Effective spread is a trade execution cost measure that compares the execution price with the midpoint of the quoted bid-ask spread at the relevant time. It is commonly used in execution quality analysis because it looks at where the trade actually occurred relative to the market's quoted midpoint.
The quoted spread shows the visible difference between the best bid and best offer. Effective spread goes one step further by asking how costly the actual execution was compared with the midpoint of those quotes.
Key Takeaways
- Effective spread measures execution cost relative to the quote midpoint.
- It is commonly calculated as two times the absolute difference between the execution price and the midpoint.
- A lower effective spread generally indicates a better execution cost for a marketable order.

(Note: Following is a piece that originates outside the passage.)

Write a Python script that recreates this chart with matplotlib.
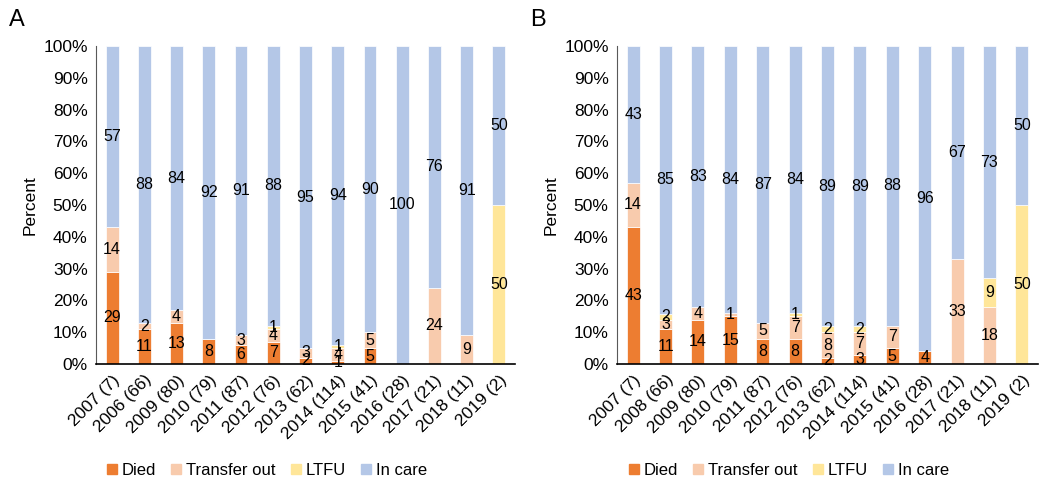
import matplotlib
matplotlib.use("Agg")
import matplotlib.pyplot as plt
import numpy as np
from matplotlib.ticker import PercentFormatter
from matplotlib.patches import Patch

plt.rcParams["font.family"] = ["Liberation Sans", "DejaVu Sans"]

# 类别与数据
series = ["Died", "Transfer out", "LTFU", "In care"]
colors = ["#ED7D31", "#F8CBAD", "#FFE699", "#B4C7E7"]

labels_a = ["2007 (7)", "2006 (66)", "2009 (80)", "2010 (79)", "2011 (87)", "2012 (76)",
            "2013 (62)", "2014 (114)", "2015 (41)", "2016 (28)", "2017 (21)", "2018 (11)",
            "2019 (2)"]
died_a = [29, 11, 13, 8, 6, 7, 2, 1, 5, 0, 0, 0, 0]
transfer_a = [14, 2, 4, 0, 3, 4, 3, 4, 5, 0, 24, 9, 0]
ltfu_a = [0, 0, 0, 0, 0, 1, 0, 1, 0, 0, 0, 0, 50]
incare_a = [57, 88, 84, 92, 91, 88, 95, 94, 90, 100, 76, 91, 50]

labels_b = ["2007 (7)", "2008 (66)", "2009 (80)", "2010 (79)", "2011 (87)", "2012 (76)",
            "2013 (62)", "2014 (114)", "2015 (41)", "2016 (28)", "2017 (21)", "2018 (11)",
            "2019 (2)"]
died_b = [43, 11, 14, 15, 8, 8, 2, 3, 5, 4, 0, 0, 0]
transfer_b = [14, 3, 4, 1, 5, 7, 8, 7, 7, 0, 33, 18, 0]
ltfu_b = [0, 2, 0, 0, 0, 1, 2, 2, 0, 0, 0, 9, 50]
incare_b = [43, 85, 83, 84, 87, 84, 89, 89, 88, 96, 67, 73, 50]


def panel(ax, labels, data):
    vals = np.array(data, dtype=float)
    pct = vals / vals.sum(axis=0) * 100  # 100% stacked
    x = np.arange(len(labels))
    bottom = np.zeros(len(labels))
    for i, (name, c) in enumerate(zip(series, colors)):
        ax.bar(x, pct[i], 0.4, bottom=bottom, color=c, edgecolor="white", linewidth=0.5)
        for xi, b, h, v in zip(x, bottom, pct[i], vals[i]):
            if v > 0:
                ax.text(xi, b + h / 2, f"{int(v)}", ha="center", va="center", fontsize=11.5)
        bottom += pct[i]
    ax.set_xlim(-0.5, len(labels) - 0.5)
    ax.set_ylim(0, 100)
    ax.set_yticks(np.arange(0, 101, 10))
    ax.yaxis.set_major_formatter(PercentFormatter(decimals=0))
    ax.set_xticks(x)
    ax.set_xticklabels(labels, rotation=45, ha="right", rotation_mode="anchor")
    ax.tick_params(length=0, labelsize=12.5, pad=6)
    ax.spines[["top", "right"]].set_visible(False)
    ax.spines["left"].set_color("#595959")
    ax.spines["bottom"].set_color("black")
    ax.spines["bottom"].set_linewidth(1.2)
    ax.set_ylabel("Percent", fontsize=12.5, labelpad=4)
    # 图例在整块图区居中 (含 y 轴标签), 所以相对坐标轴偏左
    handles = [Patch(color=c, label=s) for s, c in zip(series, colors)]
    ax.legend(handles=handles, loc="center", bbox_to_anchor=(0.408, -0.335), ncol=4,
              frameon=False, fontsize=12, handlelength=0.6, handleheight=0.6,
              handletextpad=0.3, columnspacing=0.9)


fig = plt.figure(figsize=(10.5, 4.91), dpi=100)
ax_a = fig.add_axes([0.0914, 0.2587, 0.3991, 0.6476])
ax_b = fig.add_axes([0.5876, 0.2587, 0.4010, 0.6476])
panel(ax_a, labels_a, [died_a, transfer_a, ltfu_a, incare_a])
panel(ax_b, labels_b, [died_b, transfer_b, ltfu_b, incare_b])
fig.text(17 / 1050, 1 - 20 / 491, "A", fontsize=17, ha="center", va="center")
fig.text(538 / 1050, 1 - 20 / 491, "B", fontsize=17, ha="center", va="center")
fig.savefig("out.png", dpi=100)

- Effective spread can differ from quoted spread because trades may execute inside, at, or outside the displayed quotes.
- The metric is used in Rule 605 execution quality reporting and market-structure analysis.
How Effective Spread Works
For a simple stock example, suppose the best bid is $20.00 and the best offer is $20.10. The midpoint is $20.05. If a buy order executes at $20.08, the execution is three cents above the midpoint. The effective spread is commonly described as twice that distance, or six cents.
The doubling convention reflects the round-trip cost implied by trading away from the midpoint. For a buy, paying above the midpoint is a cost. For a sell, receiving below the midpoint is a cost. Using the absolute difference makes the measure comparable across buys and sells.
Effective Spread Versus Quoted Spread
Measure | What it captures |
|---|---|
Quoted spread | Difference between the displayed best bid and best offer. |
Effective spread | Actual execution cost relative to the midpoint. |
Realized spread | Execution economics after later price movement. |
Price improvement | Execution better than the quoted bid or offer. |
How to Interpret It
Effective spread helps compare execution quality across venues, brokers, and market conditions. A trade that receives price improvement may have a lower effective spread than a trade filled at the quoted offer or bid. A trade executed outside the quote may have a higher effective spread.
The metric has limits. It depends on the benchmark quote time, market data quality, order type, and whether the order is marketable. It also does not capture every dimension of execution quality, such as fill probability for nonmarketable limit orders.
Effective spread is especially useful when quoted spreads are narrow but executions differ meaningfully across venues. Two brokers may display the same commission schedule, but one may consistently obtain better midpoint-relative executions. The difference is small per share, yet meaningful across frequent trading or large order flow.
The Bottom Line
Effective spread is a practical measure of the cost embedded in a trade execution. It compares the actual fill with the quote midpoint, helping investors and regulators evaluate whether an order received competitive execution.